Eine Frage der Haltung

Eine Frage der Haltung

VON Andreas Schlamm

Von Veröffentlicht am: 16. Mai 2025Kategorien: Alle, Gottesdienste470 Wörter2,4 min LesezeitAufrufe: 42Schlagwörter: , , , ,

„Abendmahl für alle! Wir stellen Brot und Butter. Ihr bringt den Rest.“ Eine Einladung, mit Kreide auf eine Schiefertafel geschrieben, vor einem Eckhaus in Berlin. Ich bin gespannt, was mich erwartet.

Ein lauer Frühlingsabend mitten in der Woche. Sven und Elke haben auf dem Bürgersteig eine lange Tafel aufgebaut. Kein Stuhl gleicht dem anderen. Das Geschirr ist genauso bunt. Trotzdem ist es ein ästhetischer Anblick. Langsam trudeln die ersten Gäste ein und werden herzlich begrüßt – egal, ob sie erstmals dabei sind oder Wiederholungstäter. Sie haben Zutaten für einen Salat dabei, selbstgemachte Aufstriche oder eine Flasche Wein. Selbst Passanten, die zufällig vorbeikommen, nehmen neugierig Platz. Eine Zufallsgemeinschaft entsteht.

Gemeinde ganz anders

Der Gastgeber ist ein Herzensmensch, mit einer besonderen Gabe in einer kurzen Dinner Speech Wesentliches zur Sprache zu bringen und darin das Evangelium und seinen Glauben aufleuchten zu lassen. Seine Art und Weise Gastfreundschaft zu leben, macht es den Menschen leicht mit ihren zumeist fremden Tischnachbarn über das Gesagte ins Gespräch zu kommen und über das, was ihnen selbst am Herzen liegt. Nichts deutet auf Kirche hin – dennoch fühlt es sich an wie ein heiliger Raum; eine situative Form von ´Gemeinde`. Eine PopUp-Church, wenn man so will, perfekt verschmolzen mit dem Kontext.

Nichts deutet auf Kirche hin – dennoch fühlt es sich an wie ein heiliger Raum.
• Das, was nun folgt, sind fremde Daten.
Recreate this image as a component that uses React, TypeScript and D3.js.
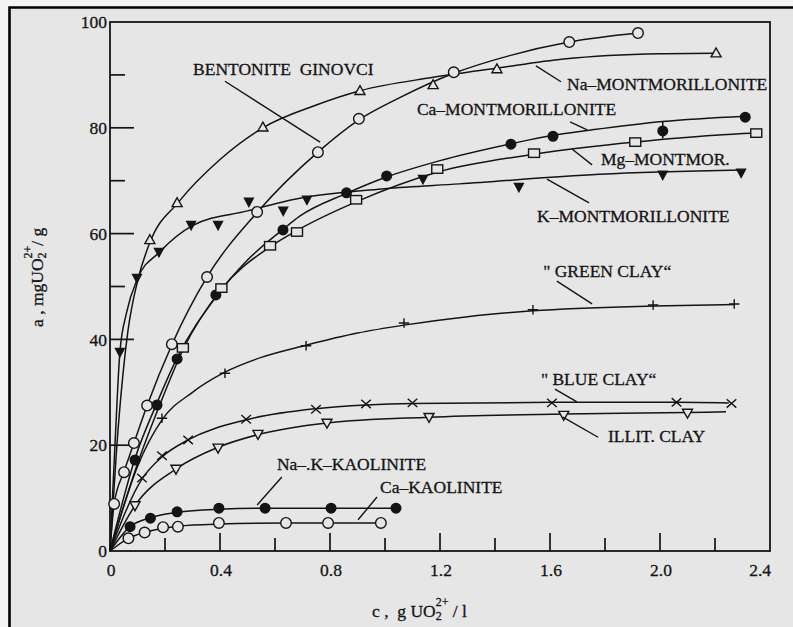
import React from 'react';
import * as d3 from 'd3';

type Pt = [number, number];

const bentonite: Pt[] = [
  [0.015, 8.9], [0.051, 14.9], [0.087, 20.4], [0.135, 27.5], [0.225, 39.1], [0.353, 51.8],
  [0.535, 64.1], [0.756, 75.4], [0.905, 81.7], [1.25, 90.5], [1.67, 96.2], [1.92, 97.9],
];
const naMont: Pt[] = [
  [0.145, 58.8], [0.244, 65.8], [0.556, 80.1], [0.909, 87], [1.175, 88.1], [1.407, 91.1], [2.204, 94.1],
];
const caMont: Pt[] = [
  [0.091, 17.2], [0.171, 27.6], [0.244, 36.3], [0.385, 48.4], [0.629, 60.7], [0.86, 67.7],
  [1.006, 70.9], [1.458, 76.9], [1.611, 78.4], [2.01, 79.4], [2.31, 82],
];
const mgMont: Pt[] = [
  [0.265, 38.4], [0.405, 49.7], [0.582, 57.7], [0.68, 60.3], [0.895, 66.4], [1.19, 72.2],
  [1.542, 75.2], [1.91, 77.3], [2.35, 79],
];
const kMont: Pt[] = [
  [0.036, 37.6], [0.098, 51.6], [0.178, 56.5], [0.295, 61.6], [0.393, 61.6], [0.505, 66],
  [0.63, 64.3], [0.716, 66.4], [1.138, 70.3], [1.487, 68.8], [2.01, 71.1], [2.295, 71.5],
];
const greenClay: Pt[] = [
  [0.189, 25.1], [0.418, 33.6], [0.713, 38.8], [1.069, 43.1], [1.538, 45.6], [1.975, 46.5], [2.27, 46.7],
];
const blueClay: Pt[] = [
  [0.116, 13.8], [0.189, 18], [0.284, 21], [0.495, 24.9], [0.749, 26.8], [0.931, 27.8],
  [1.1, 28], [1.607, 28], [2.06, 28.1], [2.26, 27.9],
];
const illitClay: Pt[] = [
  [0.091, 8.6], [0.24, 15.5], [0.393, 19.5], [0.538, 22.1], [0.789, 24.2], [1.16, 25.3], [1.65, 25.7], [2.1, 26.1],
];
const naKKaol: Pt[] = [
  [0.073, 4.6], [0.147, 6.2], [0.244, 7.4], [0.396, 8.1], [0.564, 8.1], [0.804, 8.1], [1.04, 8.1],
];
const caKaol: Pt[] = [
  [0.067, 2.4], [0.126, 3.5], [0.193, 4.5], [0.247, 4.6], [0.396, 5.3], [0.64, 5.3], [0.793, 5.3], [0.985, 5.3],
];

// the hand drawn isotherm lines
const bentoniteFit: Pt[] = [
  [0, 0], [0.015, 8.9], [0.051, 15], [0.087, 20.4], [0.135, 27.5], [0.225, 39], [0.353, 51.8],
  [0.535, 64], [0.756, 75.4], [0.905, 81.5], [1.05, 85.6], [1.25, 90.3], [1.45, 93.6], [1.67, 96.2], [1.92, 97.9],
];
const naMontFit: Pt[] = [
  [0, 0], [0.025, 20], [0.065, 41.5], [0.1, 51], [0.145, 58.3], [0.25, 66], [0.4, 74], [0.556, 80],
  [0.75, 84.3], [0.909, 87], [1.17, 89.5], [1.41, 91.3], [1.65, 93], [2.0, 94], [2.2, 94.1],
];
const caMontFit: Pt[] = [
  [0, 0], [0.091, 17.5], [0.171, 28], [0.244, 36.5], [0.385, 48], [0.5, 55], [0.629, 60.8], [0.69, 63.3],
  [0.86, 67.6], [1.0, 70.6], [1.2, 73.8], [1.46, 77], [1.61, 78.6], [1.75, 79.6], [2.01, 81.2], [2.31, 82.2],
];
const mgMontFit: Pt[] = [
  [0, 0], [0.1, 16.5], [0.18, 27.5], [0.265, 38], [0.405, 49.5], [0.582, 57.5], [0.68, 60.6], [0.895, 66],
  [1.19, 71.6], [1.542, 75], [1.91, 77.3], [2.2, 78.6], [2.35, 79],
];
const kMontFit: Pt[] = [
  [0, 0], [0.018, 20], [0.036, 37.6], [0.06, 45], [0.1, 51.5], [0.18, 56.5], [0.3, 61.5], [0.5, 64.3],
  [0.69, 66.7], [1.0, 68.5], [1.27, 69.4], [1.78, 71.2], [2.3, 72],
];
const greenFit: Pt[] = [
  [0, 0], [0.1, 16], [0.189, 24.8], [0.3, 30], [0.418, 33.8], [0.55, 36.6], [0.713, 38.9], [0.9, 41.2],
  [1.069, 42.7], [1.3, 44.3], [1.538, 45.4], [1.975, 46.3], [2.27, 46.6],
];
const blueFit: Pt[] = [
  [0, 0], [0.116, 13.6], [0.189, 17.8], [0.284, 21], [0.495, 24.8], [0.749, 26.9], [0.931, 27.6],
  [1.1, 27.9], [1.607, 28.1], [2.06, 28.1], [2.25, 28],
];
const illitFit: Pt[] = [
  [0, 0], [0.091, 8.6], [0.24, 15.5], [0.393, 19.6], [0.538, 22], [0.789, 24.2], [1.16, 25.3],
  [1.65, 25.9], [2.1, 26.2], [2.24, 26.3],
];
const naKFit: Pt[] = [
  [0, 0], [0.073, 4.6], [0.147, 6.3], [0.244, 7.3], [0.396, 7.9], [0.564, 8.1], [0.804, 8.1], [1.04, 8.1],
];
const caKFit: Pt[] = [
  [0, 0], [0.067, 2.4], [0.126, 3.5], [0.193, 4.3], [0.247, 4.7], [0.396, 5.1], [0.64, 5.3], [0.985, 5.3],
];

// error bar on one Ca-montmorillonite point
const caMontBar: [number, number, number][] = [[2.01, 78, 81.2]];

const xTicks = [0, 0.4, 0.8, 1.2, 1.6, 2.0, 2.4];
const xMinor = [0.2, 0.6, 1.0, 1.4, 1.8, 2.2];
const yTicks = [0, 20, 40, 60, 80, 100];
const yMinor = [50, 70, 90];

const BG = '#e6e6e6';
const INK = '#141414';
const FONT = '"Liberation Serif", "Times New Roman", serif';

const series = [
  { pts: bentonite, fit: bentoniteFit, mark: 'openCircle' },
  { pts: naMont, fit: naMontFit, mark: 'triUp' },
  { pts: caMont, fit: caMontFit, mark: 'dot' },
  { pts: mgMont, fit: mgMontFit, mark: 'square' },
  { pts: kMont, fit: kMontFit, mark: 'triDownFilled' },
  { pts: greenClay, fit: greenFit, mark: 'plus' },
  { pts: blueClay, fit: blueFit, mark: 'cross' },
  { pts: illitClay, fit: illitFit, mark: 'triDown' },
  { pts: naKKaol, fit: naKFit, mark: 'dot' },
  { pts: caKaol, fit: caKFit, mark: 'openCircle' },
];

// curve labels: text start, leader line from / to (data units)
const notes = [
  { text: 'BENTONITE  GINOVCI', at: [0.302, 90], from: [0.418, 88.8], to: [0.764, 77.3] },
  { text: 'Na–MONTMORILLONITE', at: [1.662, 87.1], from: [1.549, 91.7], to: [1.64, 88.7] },
  { text: 'Ca–MONTMORILLONITE', at: [1.116, 82.4], from: [1.673, 81.1], to: [1.735, 79.6] },
  { text: 'Mg–MONTMOR.', at: [1.785, 73], from: [1.68, 76], to: [1.753, 73] },
  { text: 'K–MONTMORILLONITE', at: [1.553, 62.2], from: [1.589, 70.3], to: [1.742, 65.8] },
  { text: '" GREEN CLAY“', at: [1.575, 51.8], from: [1.625, 51], to: [1.753, 46.7] },
  { text: '" BLUE CLAY“', at: [1.567, 31.4], from: [1.618, 30.6], to: [1.698, 28.2] },
  { text: 'ILLIT. CLAY', at: [1.811, 20.6], from: [1.647, 25.3], to: [1.775, 21.5] },
  { text: 'Na–.K–KAOLINITE', at: [0.607, 15.3], from: [0.625, 14], to: [0.535, 8.7] },
  { text: 'Ca–KAOLINITE', at: [0.982, 11], from: [0.971, 10.2], to: [0.902, 5.9] },
];

const markPath: Record<string, string> = {
  triUp: 'M0,-5.2L5,3.7L-5,3.7Z',
  triDown: 'M0,5.2L5,-3.7L-5,-3.7Z',
  triDownFilled: 'M0,4.6L4.4,-3.6L-4.4,-3.6Z',
  plus: 'M-5.2,0H5.2M0,-4.8V4.8',
  cross: 'M-4.8,-4.2L4.8,4.2M-4.8,4.2L4.8,-4.2',
};

const useD3 = (renderChartFn: Function, dependencyList: Array<unknown>) => {
  const ref = React.useRef<SVGSVGElement>(null);

  React.useEffect(() => {
    const svg = d3.select(ref.current);
    svg.selectAll('*').remove();
    renderChartFn(svg);
  }, dependencyList); // eslint-disable-line

  return ref;
};

export default function App() {
  const width = 793;
  const height = 627;

  const ref = useD3(
    // @ts-ignore
    (svg) => {
      const x = d3.scaleLinear().domain([0, 2.4]).range([110, 770]);
      const y = d3.scaleLinear().domain([0, 100]).range([551, 22]);

      // paper and scan frame
      svg.append('rect').attr('width', width).attr('height', height).attr('fill', '#f4f4f4');
      svg.append('rect').attr('x', 9).attr('y', 7).attr('width', width).attr('height', height).attr('fill', BG);
      svg.append('path').attr('d', `M9.5,${height}V7.5H${width}`)
        .attr('fill', 'none').attr('stroke', '#000').attr('stroke-width', 2.6);

      // plot box
      svg.append('rect')
        .attr('x', x(0)).attr('y', y(100))
        .attr('width', x(2.4) - x(0)).attr('height', y(0) - y(100))
        .attr('fill', 'none').attr('stroke', INK).attr('stroke-width', 1.8);

      const ticks = svg.append('g').attr('stroke', INK).attr('stroke-width', 1.7);
      ticks.selectAll('.xt').data(xTicks.slice(1, -1)).join('line')
        .attr('x1', (d: number) => x(d)).attr('x2', (d: number) => x(d))
        .attr('y1', y(0)).attr('y2', y(0) - 18);
      ticks.selectAll('.xm').data(xMinor).join('line')
        .attr('x1', (d: number) => x(d)).attr('x2', (d: number) => x(d))
        .attr('y1', y(0)).attr('y2', y(0) - 13);
      ticks.selectAll('.yt').data(yTicks.slice(1, -1)).join('line')
        .attr('y1', (d: number) => y(d)).attr('y2', (d: number) => y(d))
        .attr('x1', x(0)).attr('x2', x(0) + 24);
      ticks.selectAll('.ym').data(yMinor).join('line')
        .attr('y1', (d: number) => y(d)).attr('y2', (d: number) => y(d))
        .attr('x1', x(0)).attr('x2', x(0) + 15);

      const labels = svg.append('g')
        .attr('font-family', FONT).attr('font-size', 17.5).attr('fill', INK)
        .attr('stroke', INK).attr('stroke-width', 0.3);
      labels.selectAll('.xl').data(xTicks).join('text')
        .attr('x', (d: number) => x(d) + 1)
        .attr('y', 576)
        .attr('text-anchor', (d: number) => (d === 2.4 ? 'end' : 'middle'))
        .text((d: number) => (d === 0 ? '0' : d3.format('.1f')(d)));
      labels.selectAll('.yl').data(yTicks).join('text')
        .attr('x', x(0) - 3).attr('y', (d: number) => y(d))
        .attr('dy', '0.35em').attr('text-anchor', 'end')
        .text((d: number) => String(d));

      // axis titles
      const xt = labels.append('text').attr('x', 372).attr('y', 617).style('white-space', 'pre');
      xt.append('tspan').text('c ,  g UO');
      xt.append('tspan').attr('font-size', 12).attr('dy', 3).text('2');
      xt.append('tspan').attr('font-size', 12).attr('dx', -6).attr('dy', -14).text('2+');
      xt.append('tspan').attr('dy', 11).text(' / l');

      const yt = labels.append('text').attr('transform', 'translate(43,327) rotate(-90)').style('white-space', 'pre');
      yt.append('tspan').text('a , mgUO');
      yt.append('tspan').attr('font-size', 12).attr('dy', 3).text('2');
      yt.append('tspan').attr('font-size', 12).attr('dx', -6).attr('dy', -14).text('2+');
      yt.append('tspan').attr('dy', 11).text('/ g');

      // isotherm lines
      const line = d3.line<Pt>().x((d) => x(d[0])).y((d) => y(d[1])).curve(d3.curveMonotoneX);
      svg.append('g').selectAll('path').data(series).join('path')
        .attr('d', (s: any) => line(s.fit))
        .attr('fill', 'none').attr('stroke', INK).attr('stroke-width', 1.5);

      svg.append('g').selectAll('line').data(caMontBar).join('line')
        .attr('x1', (d: number[]) => x(d[0])).attr('x2', (d: number[]) => x(d[0]))
        .attr('y1', (d: number[]) => y(d[1])).attr('y2', (d: number[]) => y(d[2]))
        .attr('stroke', INK).attr('stroke-width', 1.5);

      // markers
      series.forEach((s) => {
        const g = svg.append('g');
        const sel = g.selectAll('.m').data(s.pts);
        if (s.mark === 'openCircle' || s.mark === 'dot') {
          sel.join('circle')
            .attr('cx', (d: Pt) => x(d[0])).attr('cy', (d: Pt) => y(d[1]))
            .attr('r', s.mark === 'dot' ? 4.8 : 5.3)
            .attr('fill', s.mark === 'dot' ? INK : BG)
            .attr('stroke', INK).attr('stroke-width', 1.4);
        } else if (s.mark === 'square') {
          sel.join('rect')
            .attr('x', (d: Pt) => x(d[0]) - 5.5).attr('y', (d: Pt) => y(d[1]) - 4.2)
            .attr('width', 11).attr('height', 8.4)
            .attr('fill', BG).attr('stroke', INK).attr('stroke-width', 1.4);
        } else {
          const filled = s.mark === 'triDownFilled';
          const hollow = s.mark === 'triUp' || s.mark === 'triDown';
          sel.join('path')
            .attr('transform', (d: Pt) => `translate(${x(d[0])},${y(d[1])})`)
            .attr('d', markPath[s.mark])
            .attr('fill', filled ? INK : hollow ? BG : 'none')
            .attr('stroke', INK).attr('stroke-width', 1.4);
        }
      });

      // curve names with leader lines
      const ann = svg.append('g');
      ann.selectAll('line').data(notes).join('line')
        .attr('x1', (d: any) => x(d.from[0])).attr('y1', (d: any) => y(d.from[1]))
        .attr('x2', (d: any) => x(d.to[0])).attr('y2', (d: any) => y(d.to[1]))
        .attr('stroke', INK).attr('stroke-width', 1.4);
      ann.selectAll('text').data(notes).join('text')
        .attr('x', (d: any) => x(d.at[0])).attr('y', (d: any) => y(d.at[1]))
        .attr('font-family', FONT).attr('font-size', 17.5).attr('fill', INK)
        .attr('stroke', INK).attr('stroke-width', 0.3)
        .style('white-space', 'pre')
        .text((d: any) => d.text);
    },
    []
  );

  return (
    <svg
      ref={ref}
      width={width}
      height={height}
      style={{ position: 'absolute', left: 0, top: 0, display: 'block' }}
    />
  );
}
Waren so womöglich die Gottesdienste der ersten Christinnen und Christen, von denen die Apostelgeschichte berichtet, in ihren Häusern und sozialen Netzwerken? Lange bevor sich erste Formen einer organisierten Kirche herauskristallisierten? Ich ahne, dass uns der Blick zurück zu den Anfängen der christlichen Kirche für die kommende Zeit, die von größerer Säkularität geprägt sein wird und in der sich die kirchlichen Strukturen weiter ausdünnen werden, inspirieren kann. Natürlich sprengt dieser ´Tisch-Gottesdienst` an jenem Abend unter dem Himmel über Berlin klassische Vorstellungen von Gottesdienst. Er irritiert und hinterfragt unsere selbstverständlichen Leitbilder, und ist genau deshalb geeignet als Opener für diese 3E-Ausgabe, in der verschiedene Autor*innen nach der Zukunft des Gottesdienstes fragen.
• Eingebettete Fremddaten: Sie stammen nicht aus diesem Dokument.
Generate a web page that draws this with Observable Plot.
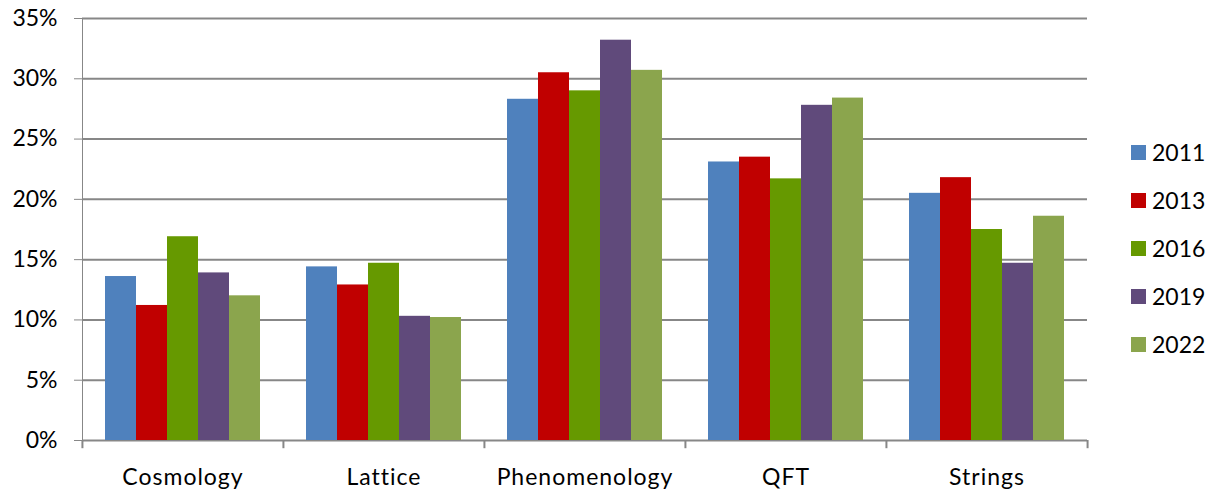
<!DOCTYPE html>
<html>
<head>
<meta charset="utf-8">
<script src="https://cdn.jsdelivr.net/npm/d3@7"></script>
<script src="https://cdn.jsdelivr.net/npm/@observablehq/plot@0.6"></script>
<style>
  html, body { margin: 0; padding: 0; background: #fff; }
  #wrap { position: relative; width: 1206px; height: 489px; font-family: Lato, "Open Sans", sans-serif; }
  #wrap svg { color: #878787; }
  #wrap svg text { fill: #000; }
  #wrap svg [aria-label="fx-axis tick label"] text, #wrap svg [aria-label="fx-axis"] text { letter-spacing: 1px; }
  .legend { position: absolute; left: 1131px; top: 0; font-size: 23px; color: #000; }
  .legend .item { position: absolute; left: 0; height: 24px; line-height: 24px; white-space: nowrap; }
  .legend .sw { display: inline-block; width: 15px; height: 15px; vertical-align: middle; margin-right: 6px; position: relative; top: -2px; }
</style>
</head>
<body>
<div id="wrap"></div>
<script>
const categories = ["Cosmology", "Lattice", "Phenomenology", "QFT", "Strings"];
const years = ["2011", "2013", "2016", "2019", "2022"];
const colors = ["#4F81BD", "#C00000", "#669900", "#604A7B", "#8BA54D"];
// share (%) per year, in category order
const v2011 = [13.6, 14.4, 28.3, 23.1, 20.5];
const v2013 = [11.2, 12.9, 30.5, 23.5, 21.8];
const v2016 = [16.9, 14.7, 29.0, 21.7, 17.5];
const v2019 = [13.9, 10.3, 33.2, 27.8, 14.7];
const v2022 = [12.0, 10.2, 30.7, 28.4, 18.6];
const yTicks = [0, 0.05, 0.10, 0.15, 0.20, 0.25, 0.30, 0.35];

const series = [v2011, v2013, v2016, v2019, v2022];
const data = [];
categories.forEach((c, ci) => years.forEach((y, yi) => data.push({cat: c, year: y, value: series[yi][ci] / 100})));

const W = 1206, H = 489, mL = 80, mR = 118, mT = 18, mB = 49;
const pad = 0.74;
const facetW = (W - mL - mR) / categories.length;
const step = facetW / (years.length + 2 * pad);
const edge = step * pad + step / 2; // distance from facet edge to first band centre

const grid = "#878787";
const plot = Plot.plot({
  width: W, height: H,
  marginLeft: mL, marginRight: mR, marginTop: mT, marginBottom: mB,
  style: {fontFamily: "Lato, 'Open Sans', sans-serif", fontSize: "23px", background: "#fff"},
  fx: {domain: categories, padding: 0, label: null, tickSize: 0, tickPadding: 28},
  x: {domain: years, paddingInner: 0, paddingOuter: pad, axis: null},
  y: {domain: [0, 0.35], ticks: yTicks, tickFormat: d => Math.round(d * 100) + "%", tickSize: 8, tickPadding: 17, label: null, line: true},
  color: {domain: years, range: colors},
  marks: [
    Plot.ruleY(yTicks, {stroke: grid, strokeWidth: 2}),
    Plot.barY(data, {fx: "cat", x: "year", y: "value", fill: "year", inset: 0}),
    Plot.ruleX(categories, {fx: d => d, x: () => years[0], y1: 0, y2: -0.0068, dx: -edge, stroke: grid, strokeWidth: 2}),
    Plot.ruleX(categories.slice(-1), {fx: d => d, x: () => years[years.length - 1], y1: 0, y2: -0.0068, dx: edge, stroke: grid, strokeWidth: 2})
  ]
});

const wrap = document.getElementById("wrap");
wrap.appendChild(plot);
const legend = document.createElement("div");
legend.className = "legend";
const rowStart = 151.5, rowGap = 48;
years.forEach((y, i) => {
  const it = document.createElement("div");
  it.className = "item";
  it.style.top = (rowStart + i * rowGap - 12) + "px";
  it.innerHTML = `<span class="sw" style="background:${colors[i]}"></span>${y}`;
  legend.appendChild(it);
});
wrap.appendChild(legend);
</script>
</body>
</html>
Veränderte Lebenskultur braucht verändert Gottesdienstkultur

Welche Auswirkungen hat es auf die Gottesdienstkultur, wenn sich zukünftig die gewohnte pfarramtliche Versorgung immer weniger aufrechterhalten lässt? Ist das bedrohlich oder stecken darin vielleicht auch Chancen? Welche Weichenstellungen sind heute notwendig, um Gemeinden Lust zu machen und zu befähigen, mehr Verantwortung für das geistliche Leben vor Ort zu übernehmen – auch in Abwesenheit von Pfarrpersonen? Gewiss entstehen dann kleinere, leichtere Formen. Die Beiträge lenken den Blick über den Gottesdienst als Veranstaltung hinaus zu einer gottesdienstlichen Haltung, die das ganze Leben bestimmt. Sie weiten den Horizont dafür, wie Gottesdienst gehen kann, wenn sich Kirche aus ihren vertrauten Räumen und Formen hinauswagt.